Golem

Note 4 étoiles

GOLEM spectacle de la compagnie numéro 8 (75), vu le 11 juillet au théâtre La Factory à 17 h 05, dans le cadre du festival off d’Avignon (du 10 au 13 juillet).

  • Auteurs : création collective
  • Mise en rue : Alexandre Pavlata
  • Assistant à la mise en rue : Fabrice Peineau
  • Interprétation : Carole Fages, Stéfania Brannetti, Maëva Husband, Hélène Risterucci
  • Direction technique : Fabrice Peineau
  • Type de public : Tout public à partir de 3 ans
  • Genre : Art d ela rue, théâtre invisible, clown
  • Durée : 50 min

 

GOLEM c’est du théâtre de rue, de celui qu’on aime, presque invisible, qui nous inquiète et nous fait rêver, de celui qui nous charme et nous met en joie, de celui qui nous dépayse, nous touche le corps et l’âme, de celui dont on ne sort pas indemne.

 

Nous sommes nombreux à les attendre encerclant la petite place. Certains en profitent pour savourer une bonne glace. Il fait chaud. Et soudain, venues d’on ne sait d’où, elles sont là. On repère tout de suite que ce sont des femmes. Elles sont fines, de l’élégance dans le mouvement, comme passée à la poussière d’une époque révolue, comme sorties des cendres du chaudron du temps, les chaussures vernies, plates, le costume noir et bien coupé. Peut-être musiciennes ? Un vieux quatuor qui aurait perdu ses instruments ? On les connait déjà. Et pourtant elles viennent de si loin. Leurs corps élastiques ondulent sous l’action et le mouvement impulsé par on ne sait qu’elle force qui les poussent à avancer. Elles tanguent sur le bitume. Elles sont faites d’air, d’eau, de vapeur, le regard absolument ouvert sur le monde. L’absorbant, se laissant contaminer par lui, le savourant. Le moindre obstacle, par exemple cette petite marche de trottoir, est thème à réflexion, méditation, complicité, alliance entre elles pour, jamais le contourner, mais l’affronter, le déjouer, l’extirper de son évidence, le réinventer et le sortir de sa banalité.

La géographie urbaine de la rue, mais aussi nos objets familiers, nos sacs, nos éventails, nos lunettes, nos voitures, nos vélos. C’est jubilatoire. Oui, avec elles chaque instant se réinvente. Et c’est drôle.

Brusquement la musique jaillie. Ces quatre magnifiques femmes, créatures hors d’âge, clowns célestes au regard éternel de l’enfance, descendues dans la rue pour nous rendre visite, dansent. Et la terre se met à trembler. Et nous tremblons avec elles. C’est contagieux, insolent, obscène, rageur, violent.

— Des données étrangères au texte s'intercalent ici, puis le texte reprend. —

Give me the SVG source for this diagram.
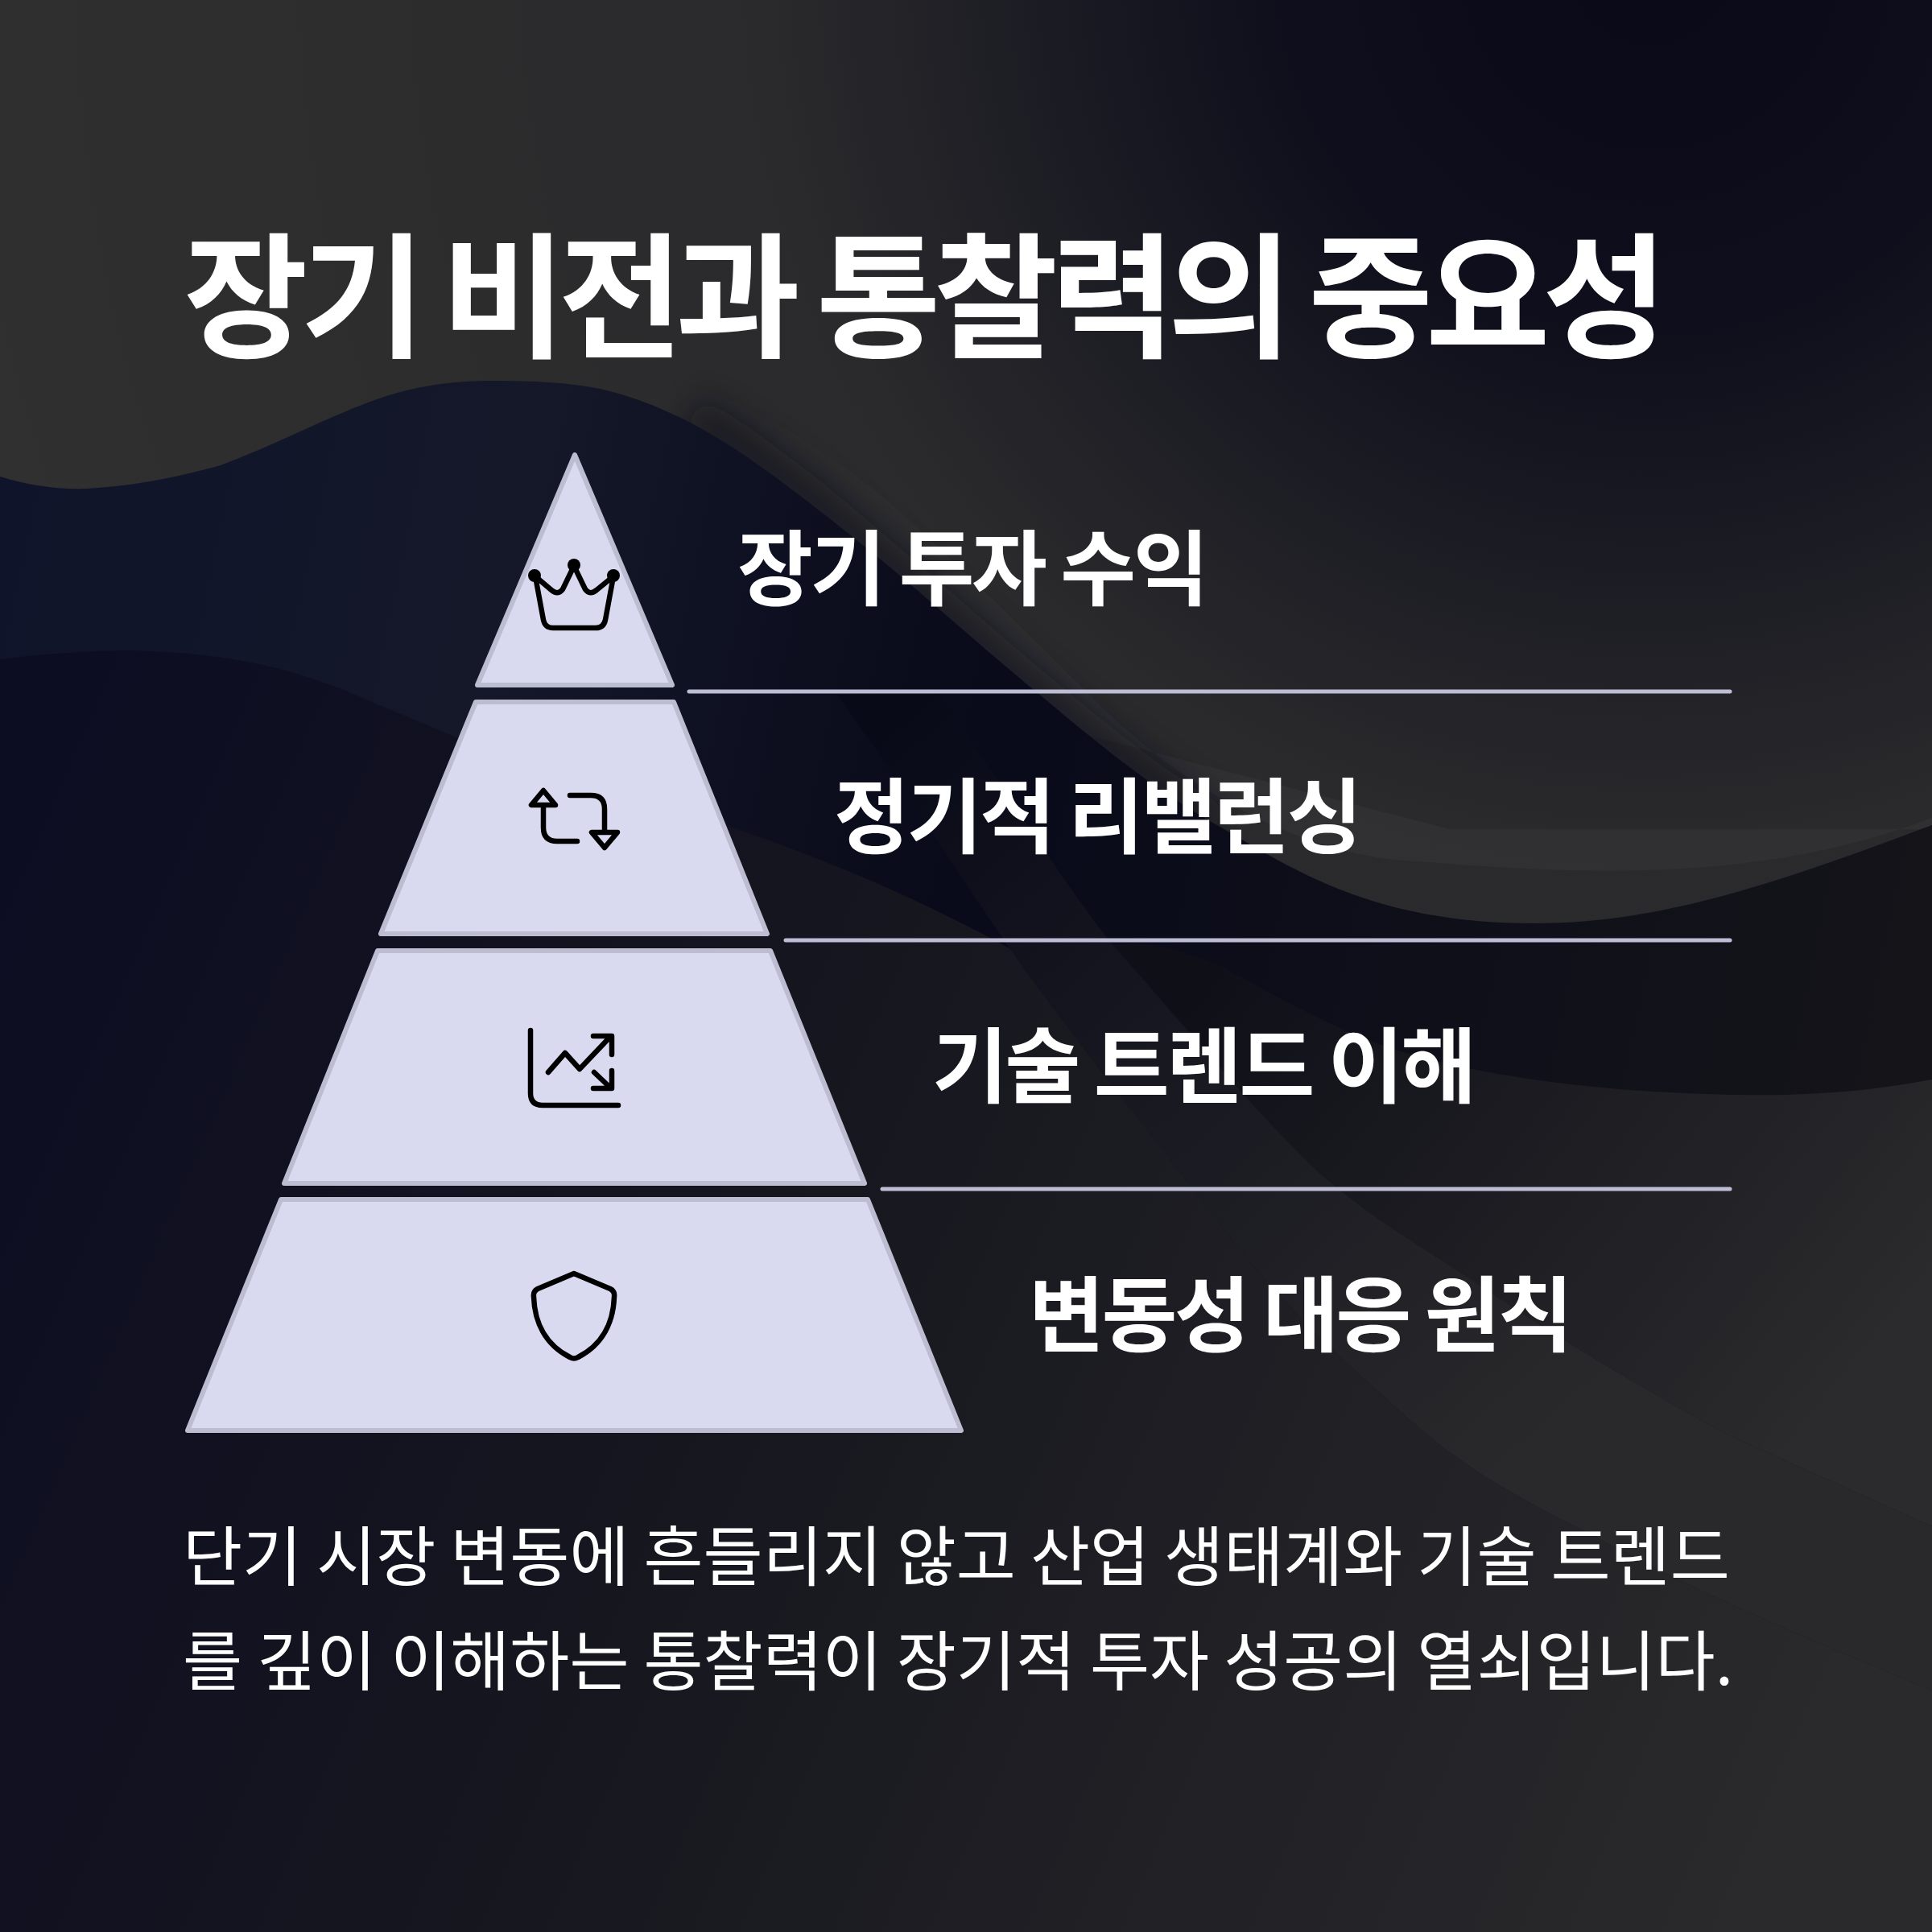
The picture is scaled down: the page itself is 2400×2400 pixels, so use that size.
<svg xmlns="http://www.w3.org/2000/svg" width="2400" height="2400" viewBox="0 0 2400 2400">
<defs>
<radialGradient id="top" gradientUnits="userSpaceOnUse" cx="2050" cy="-50" r="2200"><stop offset="0" stop-color="#090918"/><stop offset="0.2" stop-color="#0e0e1c"/><stop offset="0.5" stop-color="#2a2a2c"/><stop offset="1" stop-color="#303030"/></radialGradient>
<linearGradient id="s1" gradientUnits="userSpaceOnUse" x1="0" y1="700" x2="2400" y2="1200"><stop offset="0" stop-color="#10142a"/><stop offset="0.25" stop-color="#141829"/><stop offset="0.5" stop-color="#090a1a"/><stop offset="1" stop-color="#141419"/></linearGradient>
<linearGradient id="s2" gradientUnits="userSpaceOnUse" x1="0" y1="1100" x2="2300" y2="2100"><stop offset="0" stop-color="#0c0d22"/><stop offset="0.45" stop-color="#17171f"/><stop offset="1" stop-color="#2a2a2c"/></linearGradient>
<linearGradient id="s3" gradientUnits="userSpaceOnUse" x1="1100" y1="900" x2="1900" y2="1800"><stop offset="0" stop-color="#090a18"/><stop offset="1" stop-color="#29292b"/></linearGradient>
<linearGradient id="s4" gradientUnits="userSpaceOnUse" x1="1500" y1="1200" x2="2250" y2="1800"><stop offset="0" stop-color="#0f0f18"/><stop offset="1" stop-color="#2b2b2d"/></linearGradient>
<linearGradient id="fade" gradientUnits="userSpaceOnUse" x1="800" y1="0" x2="1400" y2="0"><stop offset="0" stop-color="#fff" stop-opacity="0"/><stop offset="1" stop-color="#fff" stop-opacity="0.03"/></linearGradient>
<filter id="soft" x="-20%" y="-20%" width="140%" height="140%"><feGaussianBlur stdDeviation="18"/></filter>
<style>
.tier{fill:#d9d9f0;stroke:#bdbdd2;stroke-width:6;stroke-linejoin:round}
.rule{stroke:#bdbdd6;stroke-width:5;stroke-linecap:round;fill:none}
.icon{fill:none;stroke:#000;stroke-width:6.5;stroke-linecap:round;stroke-linejoin:round}
text{font-family:"Noto Sans CJK KR","Noto Sans",sans-serif;fill:#fff}
.title{font-size:168px;font-weight:700;letter-spacing:-9px}
.label{font-size:102px;font-weight:700;letter-spacing:-3.4px}
.body{font-size:80.5px;font-weight:400}
</style>
</defs>
<rect width="2400" height="2400" fill="url(#top)"/>
<path d="M800 470C900 480 1000 540 1100 620C1200 710 1280 790 1370 880C1480 985 1620 1064 1761 1070C1950 1085 2180 1100 2400 1016V1030H1800L1300 900L900 560Z" fill="url(#fade)"/>
<path d="M860 515C1000 600 1120 720 1293 864C1390 945 1450 990 1512 1025" fill="none" stroke="#0b0b1c" stroke-width="50" opacity="0.55" filter="url(#soft)"/>
<path id="wave-main" d="M0 592C35 603 70 608 108 607C165 604 220 593 274 578C350 550 430 505 497 487C540 476 575 473 614 473C660 473 705 475 746 483C805 497 860 523 912 557C970 595 1025 640 1078 682C1150 740 1220 805 1293 864C1365 925 1440 985 1512 1025C1600 1075 1700 1147 1905 1147C2060 1147 2200 1100 2400 1025V2400H0Z" fill="url(#s1)"/>
<path id="wave-band" d="M1378 1169C1420 1170 1465 1178 1512 1198C1590 1240 1680 1292 1761 1312C1900 1350 2080 1362 2220 1360C2290 1358 2340 1352 2400 1341V1896C2320 1860 2230 1820 2144 1781C2050 1730 1950 1672 1857 1609C1770 1550 1695 1510 1627 1446C1540 1360 1460 1260 1378 1169Z" fill="url(#s4)"/>
<path id="wave-strip" d="M1040 863L1168 863C1240 970 1310 1080 1378 1169C1460 1260 1540 1360 1627 1446C1695 1510 1770 1550 1857 1609C1950 1672 2050 1730 2144 1781C2230 1820 2320 1860 2400 1896V2100C2280 2050 2160 2000 2048 1944C1950 1890 1850 1850 1761 1772C1680 1700 1610 1640 1532 1542C1440 1420 1340 1300 1254 1178C1180 1070 1110 960 1040 863Z" fill="url(#s3)"/>
<path id="wave-low" d="M0 819C55 812 110 808 166 808C225 810 280 815 332 827C380 838 425 855 464 873C505 890 545 906 580 922C690 965 800 990 904 1026C1010 1062 1130 1110 1254 1178C1340 1300 1440 1420 1532 1542C1610 1640 1680 1700 1761 1772C1850 1850 1950 1890 2048 1944C2160 2000 2280 2050 2400 2100V2400H0Z" fill="url(#s2)"/>
<g id="tier-1"><path class="tier" d="M714 565L835 851H593Z"/><path class="icon" d="M665 716L675 770Q677 780 687 780H740Q750 780 752 770L762 716L741 733Q733 740 727 732L713 703L699 732Q693 740 685 733Z"/><circle cx="664" cy="715" r="8"/><circle cx="713" cy="702" r="8"/><circle cx="762" cy="715" r="8"/></g>
<g id="tier-2"><path class="tier" d="M591 872H837L953 1160H473Z"/><path class="icon" d="M675 1000V1028Q675 1045 692 1045H717M708 988H734Q751 988 751 1005V1033M675 982L660 1000H690ZM751 1053L735 1034H767Z"/></g>
<g id="tier-3"><path class="tier" d="M469 1181H957L1074 1470H353Z"/><path class="icon" d="M659 1280V1358Q659 1373 674 1373H768M681 1332L702 1308L720 1328L758 1288M737 1287H760V1310M738 1332L758 1351M737 1352H760V1330"/></g>
<g id="tier-4"><path class="tier" d="M349 1490H1078L1194 1777H233Z"/><path class="icon" d="M713 1582L668 1601Q662 1604 663 1611C664 1642 677 1670 708 1686Q713 1689 718 1686C749 1670 762 1642 763 1611Q764 1604 758 1601Z"/></g>
<g id="connectors"><path class="rule" d="M856 859H2149"/><path class="rule" d="M976 1168H2149"/><path class="rule" d="M1096 1477H2149"/></g>
<text class="title" x="228" y="431">장기 비전과 통찰력의 중요성</text>
<text class="label" x="916" y="744">장기 투자 수익</text>
<text class="label" x="1036" y="1052">정기적 리밸런싱</text>
<text class="label" x="1158" y="1362">기술 트렌드 이해</text>
<text class="label" x="1278" y="1671">변동성 대응 원칙</text>
<text class="body" x="227" y="1963">단기 시장 변동에 흔들리지 않고 산업 생태계와 기술 트렌드</text>
<text class="body" x="227" y="2093">를 깊이 이해하는 통찰력이 장기적 투자 성공의 열쇠입니다.</text>
</svg>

Les corps se tordent, se disloquent, sans limite, sans pudeur. Et d’un coup, la musique s’arrête, les laissant hagardes, stupéfaites, vidées, vides. Nous aussi d’avoir assisté à ces volcans d’énergie. Et la déambulation se poursuit.
Ce sont 50 minutes incroyables de beauté, de fragilité et de force, de surprises aussi. La complicité et l’évidence qui les unissent par la main, le pied, un pan de vêtement ou le regard est particulièrement saisissante à percevoir. Troublante aussi car elle nous renvoie à notre propre solitude, nous qui sommes si séparés les uns des autres.

Ce qui est beau, est de sentir doucement le public baisser ses résistances habituelles, et rire, se prêter au jeu, onduler sous la danse, et se surprendre à participer sans effort. C’est un spectacle d’une grande intelligence, d’une profonde poésie.

Je fais une mention particulière à la bande-son. Des morceaux de musique festive traditionnelle des Balkans, reconnaissable à ses flûtes et ses sons de crécelle. Pourtant parmi eux, j’ai cru reconnaître deux morceaux de musique soufie. Cette jonction entre la mystique juive du Golem et la mystique musulmane soufie m’a réjouie le cœur en cette déplorable période de guerre à Gaza. Un clin d’œil à la culture arabe à l’honneur en ce festival d’Avignon 2025 ? Ou peut-être ai-je rêvé….

Golem ne s’est joué que trois jours en Avignon, et déjà on en parlait. Il faut absolument ne pas les manquer si elles passent près de chez vous, ou aller les voir en tournée ! C’est un véritable coup de coeur !

Elles seront du 17 au 20 juillet au festival Châlons dans la rue à Châlons-sur-Saône (71), puis le 8 août au Fest’Art à Libourne (33).